Return the lines below exactly, from the first line to the line that contains "plt.rcParams['font.weight'] = 'bold'". Leave out pictures.

• [Dataset excerpt]
:::

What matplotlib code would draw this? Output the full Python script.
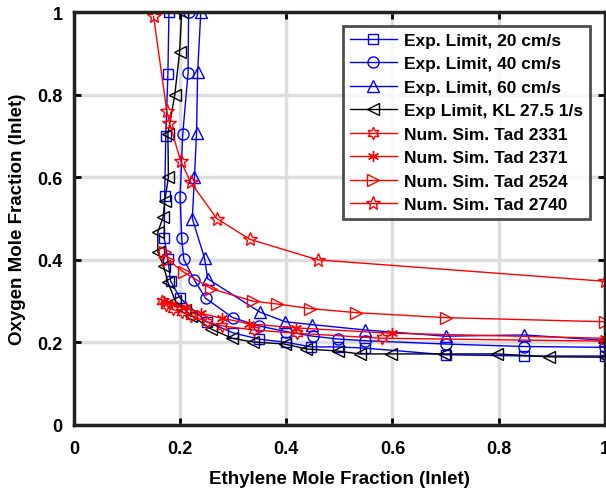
import matplotlib
matplotlib.use("Agg")
import matplotlib.pyplot as plt

plt.rcParams['font.family'] = ['Liberation Sans', 'DejaVu Sans']
plt.rcParams['font.weight'] = 'bold'

# Exp. Limit, 20 cm/s
x20 = [0.179, 0.177, 0.173, 0.171, 0.170, 0.177, 0.182, 0.200, 0.250, 0.300, 0.348, 0.400, 0.447, 0.498, 0.549, 0.700, 0.848, 1.000]
y20 = [1.000, 0.850, 0.700, 0.555, 0.453, 0.402, 0.349, 0.307, 0.250, 0.223, 0.208, 0.200, 0.189, 0.189, 0.186, 0.170, 0.167, 0.167]
# Exp. Limit, 40 cm/s
x40 = [0.216, 0.215, 0.205, 0.200, 0.203, 0.207, 0.227, 0.248, 0.299, 0.348, 0.400, 0.450, 0.498, 0.549, 0.700, 0.848, 1.000]
y40 = [1.000, 0.853, 0.705, 0.553, 0.453, 0.401, 0.351, 0.307, 0.260, 0.240, 0.226, 0.215, 0.208, 0.204, 0.196, 0.190, 0.188]
# Exp. Limit, 60 cm/s
x60 = [0.239, 0.233, 0.231, 0.227, 0.223, 0.246, 0.252, 0.351, 0.398, 0.449, 0.549, 0.700, 0.848, 1.000]
y60 = [1.000, 0.855, 0.708, 0.600, 0.500, 0.404, 0.354, 0.273, 0.250, 0.243, 0.230, 0.215, 0.218, 0.205]
# Exp Limit, KL 27.5 1/s
xkl = [0.203, 0.199, 0.190, 0.177, 0.178, 0.171, 0.168, 0.158, 0.158, 0.169, 0.177, 0.191, 0.210, 0.221, 0.259, 0.298, 0.337, 0.397, 0.438, 0.497, 0.538, 0.597, 0.697, 0.797, 0.895, 1.000]
ykl = [1.000, 0.903, 0.800, 0.705, 0.600, 0.542, 0.503, 0.467, 0.420, 0.384, 0.346, 0.300, 0.278, 0.265, 0.232, 0.210, 0.201, 0.196, 0.184, 0.179, 0.172, 0.172, 0.172, 0.172, 0.165, 0.164]
# Num. Sim. Tad 2331
x2331 = [0.165, 0.174, 0.186, 0.203, 0.221, 0.250, 0.278, 0.340, 0.420, 0.580, 1.000]
y2331 = [0.300, 0.290, 0.280, 0.273, 0.265, 0.250, 0.240, 0.230, 0.222, 0.210, 0.203]
# Num. Sim. Tad 2371
x2371 = [0.170, 0.185, 0.212, 0.240, 0.278, 0.330, 0.419, 0.600, 1.000]
y2371 = [0.300, 0.292, 0.285, 0.270, 0.259, 0.245, 0.235, 0.222, 0.210]
# Num. Sim. Tad 2524
x2524 = [0.172, 0.177, 0.207, 0.259, 0.337, 0.383, 0.444, 0.532, 0.700, 1.000]
y2524 = [0.420, 0.400, 0.370, 0.330, 0.300, 0.293, 0.282, 0.272, 0.260, 0.250]
# Num. Sim. Tad 2740
x2740 = [0.150, 0.175, 0.180, 0.201, 0.220, 0.269, 0.331, 0.459, 1.000]
y2740 = [0.990, 0.760, 0.731, 0.640, 0.588, 0.500, 0.450, 0.400, 0.348]

fig = plt.figure(figsize=(6.06, 4.89), dpi=100)
ax = fig.add_axes([0.122, 0.129, 0.876, 0.844])

kw = dict(linewidth=1.0, markerfacecolor='none', markeredgewidth=1.0)
ax.plot(x20, y20, 's-', color='blue', markersize=7, label='Exp. Limit, 20 cm/s', **kw)
ax.plot(x40, y40, 'o-', color='blue', markersize=8, label='Exp. Limit, 40 cm/s', **kw)
ax.plot(x60, y60, '^-', color='blue', markersize=9, label='Exp. Limit, 60 cm/s', **kw)
ax.plot(xkl, ykl, '<-', color='black', markersize=9, label='Exp Limit, KL 27.5 1/s', **kw)
ax.plot(x2331, y2331, linestyle='-', marker=(6, 1, 0), color='red', markersize=9, label='Num. Sim. Tad 2331', **kw)
ax.plot(x2371, y2371, linestyle='-', marker=(6, 2, 0), color='red', markersize=8, label='Num. Sim. Tad 2371', **kw)
ax.plot(x2524, y2524, '>-', color='red', markersize=9, label='Num. Sim. Tad 2524', **kw)
ax.plot(x2740, y2740, '*-', color='red', markersize=10, label='Num. Sim. Tad 2740', **kw)

ax.set_xlim(0, 1)
ax.set_ylim(0, 1)
ticks = [0, 0.2, 0.4, 0.6, 0.8, 1]
ax.set_xticks(ticks)
ax.set_yticks(ticks)
ax.set_xticklabels(['0', '0.2', '0.4', '0.6', '0.8', '1'])
ax.set_yticklabels(['0', '0.2', '0.4', '0.6', '0.8', '1'])
ax.tick_params(axis='x', pad=11)
ax.tick_params(direction='in', length=5, width=2, labelsize=13, top=True, right=True)
ax.tick_params(axis='y', pad=8)
for lab in ax.get_xticklabels() + ax.get_yticklabels():
    lab.set_fontweight('bold')
ax.grid(True, color='#dedede', linewidth=2.5)
ax.set_axisbelow(True)
for s in ax.spines.values():
    s.set_linewidth(2.5)
    s.set_color('#222222')

ax.set_xlabel('Ethylene Mole Fraction (Inlet)', fontsize=13.5, fontweight='bold', labelpad=9)
ax.set_ylabel('Oxygen Mole Fraction (Inlet)', fontsize=13.5, fontweight='bold', labelpad=8)

leg = ax.legend(loc='upper right', bbox_to_anchor=(0.972, 0.967), fontsize=12.5,
                frameon=True, fancybox=False, handlelength=2.7, borderpad=0.4,
                labelspacing=0.48, handletextpad=0.4, borderaxespad=0)
leg.get_frame().set_edgecolor('#222222')
leg.get_frame().set_linewidth(2)
for t in leg.get_texts():
    t.set_fontweight('bold')

fig.savefig('out.png', dpi=100)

:::

• [Result]
What matplotlib code would draw this? Output the full Python script.
import matplotlib
matplotlib.use("Agg")
import matplotlib.pyplot as plt

plt.rcParams['font.family'] = ['Liberation Sans', 'DejaVu Sans']
plt.rcParams['font.weight'] = 'bold'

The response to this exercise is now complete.